Lists like this are often called "sunshine" lists after the first one, published in Ontario since 1996.
Bittner dismissed the results of a dozen access to information requests as nothing more than a "patchwork" of information in a “random Google document.”
On Saturday, the Telegram showed how stunningly wrong Bittner was.
Only four percent of the top earners at the provincial government’s energy corporation are women, according to data supplied to the Telegram by Nalcor.
The raw numbers: two of the top 50 earners are women.
The Telegram story included a quote from the head of the corporations “Diversity and Inclusion Council.” Nalcor vice president Jim Keating said he was astounded by two things: one was the absence of women at the top of the list.

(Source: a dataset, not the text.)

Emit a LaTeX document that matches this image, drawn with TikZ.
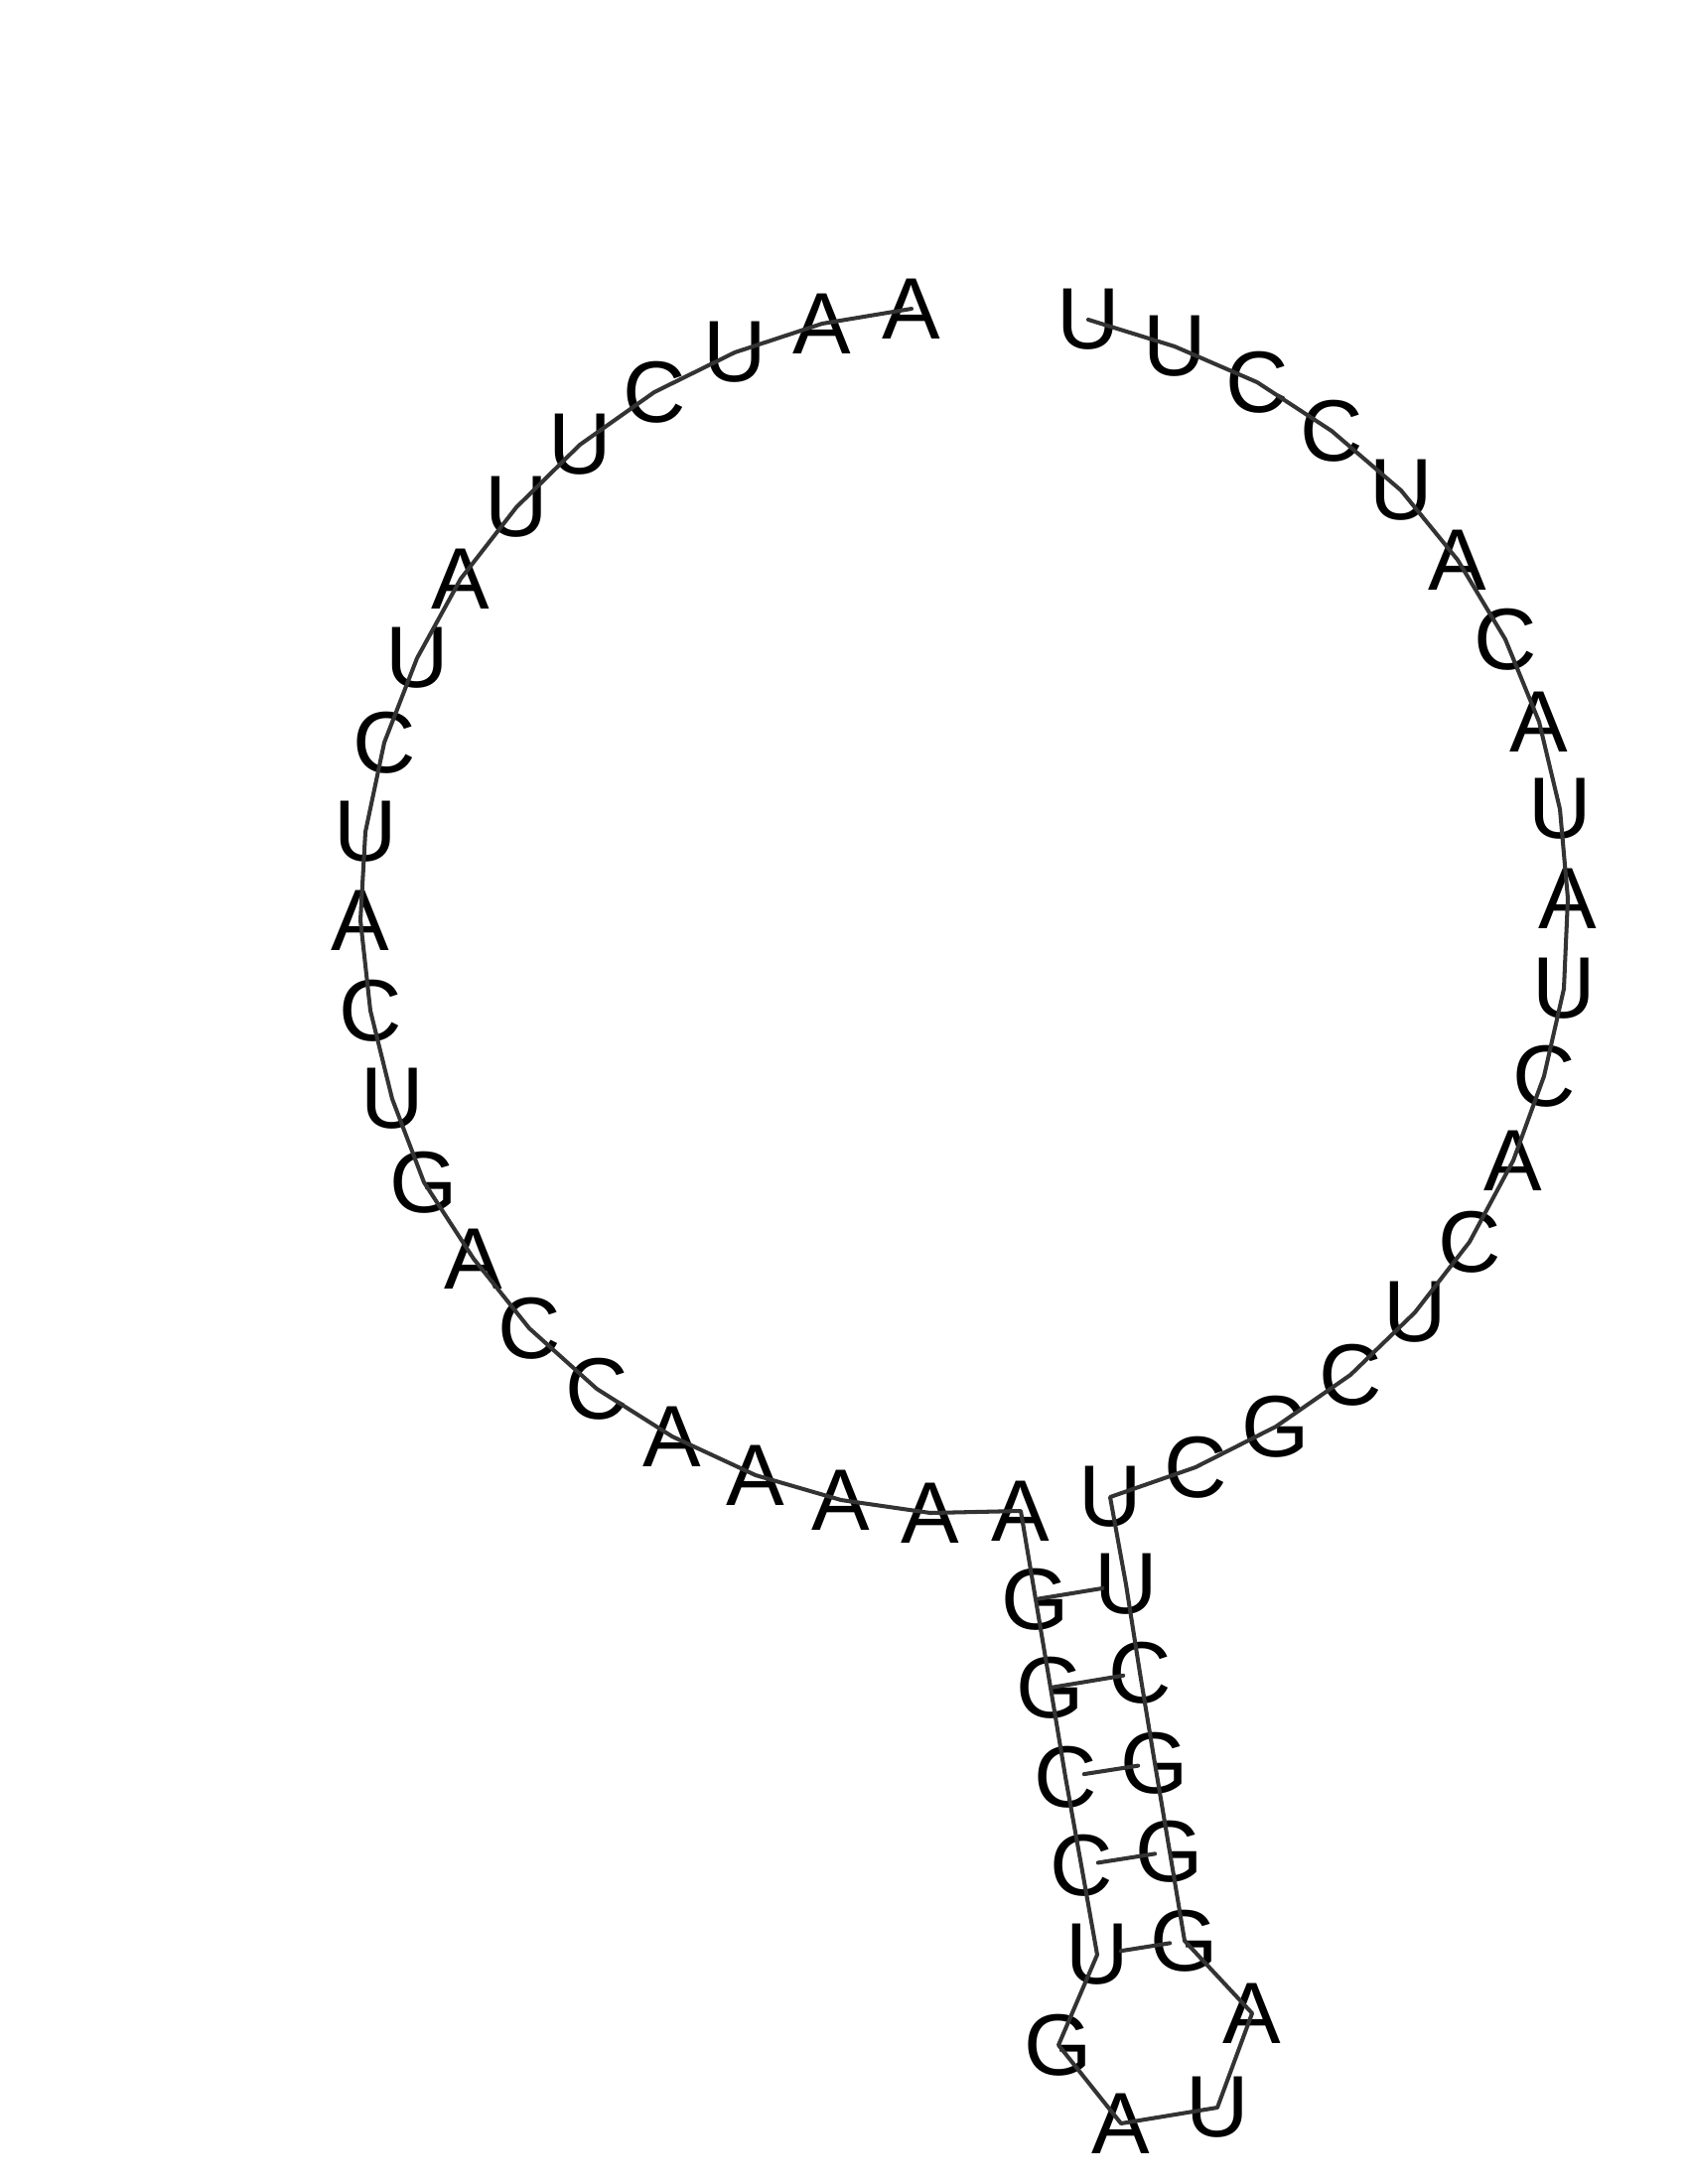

Keating said that the company had made efforts to increase the number of women in management roles, boosting the percentage to 27 currently from 14% in 2011. They’ll be doing more, setting targets, and posting that information to the company’s website.
The other issue that Keating noted was that so many people on the list weren’t managers. Some of the people at the top of the Nalcor list got there because they logged significant overtime keeping the energy system running. He said the situation was typical of electricity companies.
The Telegram’s James McLeod compiled the so-called Sunshine List. He made public the first returns from the provincial government and some agencies, boards, and government corporations earlier this year.
Bittner had access to the raw data from McLeod’s research, something that university academics like Bittner seldom do routinely. McLeod posted the data from his list to Google docs, an online information-sharing system. From her comments, it appears Bittner did not look at the data nor does she apparently understand how government completes access to information requests.
Bittner’s dismissal of research using access to information is bizarre given the prominent role that access requests play in a variety of political science research around the world. Two of her colleagues, associate dean of arts Alex Marland and Matthew Kerby – who now teaches in Australia - used access to information requests as part of their research into how the provincial government officials manage communications and how politicians in the province used open line radio programs for their political communications.
Bittner told CBC that the only reliable information would be compiled by government itself, based on government’s own criteria. According to CBC, Bittner said this is the way “accurate” information would be available.
The recent review of the province’s access laws showed the extent to which such an approach doesn’t always work. Bill 29 allowed government to release only the salary range for a given position. The privacy commissioner told the review commission that using the term “salary range” removed an accountability mechanism for senior executives who may have perks such as bonuses, severance pay, and vehicle or housing allowances that boost income.
“Salary range” also omitted the impact of overtime for all salary levels, a point not mentioned during the access review but included in McLeod’s data.